A troubling precedent
It has long been settled that the legal threshold for prima facie discrimination is whether the complainant’s protected ground is a factor in the harm they suffer. By that standard, it seems clear that a drug policy that automatically terminates employees who use drugs prima facie discriminates against individuals burdened by drug dependence.
In this case, however, not only did the Court state that addiction could not be assumed to be a cause, it imposed an evidentiary requirement on the employee to prove a connection at the prima facie stage. This essentially shifts the evidentiary burden in cases of prima facie discrimination from employer to employee.
The Court focused on the employees’ presumed choices leading to the harm suffered. As noted by Justice Gascon in dissent, this is problematic for a number of reasons, not least of which is that it requires employees with dependency issues to make prudent choices to avoid discrimination. At its most basic level, this reasoning that complainants be prudent in avoiding discrimination grants employers a sort of contributory fault defence in discrimination cases, which:
  1. places a burden on complainants to avoid discrimination, rather than on employers not to discriminate;        
  2. is irreconcilable with recently recognized statutory grounds that arguably implicate a complainant’s choices that are significant to their identity;
  3. generally contradicts the Court’s rejection of drawing superficial distinctions between protected grounds and conduct inextricably linked to those grounds;
  4. specifically contradicts the Court’s rejection of the view that choice makes drug users responsible for the harms of their drug use;
  5. reinforces stigma by blaming marginalized communities for their purported choices; and
  6. substitutes the proper inquiry (whether drug‑dependent individuals are adversely impacted by the policy) with an improper inquiry (whether drug‑dependent individuals are so overwhelmingly impacted by their addictions that any discrimination they experience is caused exclusively by their addictions).

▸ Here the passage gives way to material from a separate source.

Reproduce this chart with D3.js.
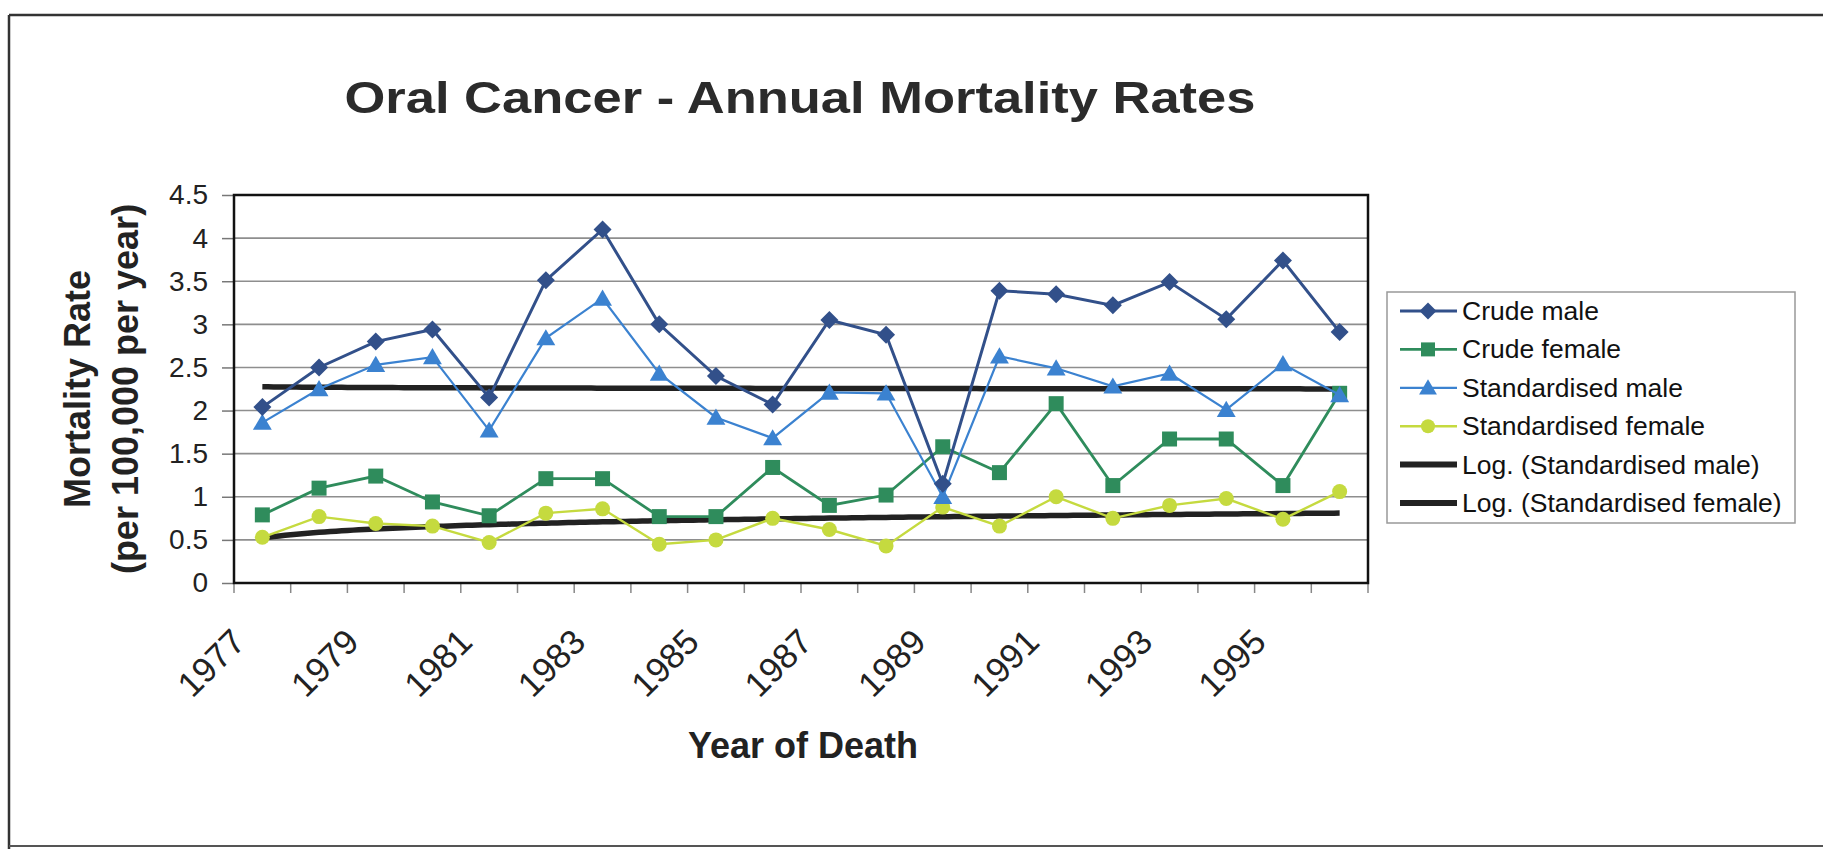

Also, non-dependent employees and drug‑dependent employees alike, only those who have drug-dependency issues would disproportionately struggle in complying with the terms of the policy.
This decision represents a departure from well-established law and is insensitive to the unique difficulties faced by those suffering from issues of drug or alcohol dependency. We can only hope the Court will reconsider its position in the future. Until then, unions and their member must, as always, be aware of the disclosure requirements in employer policies.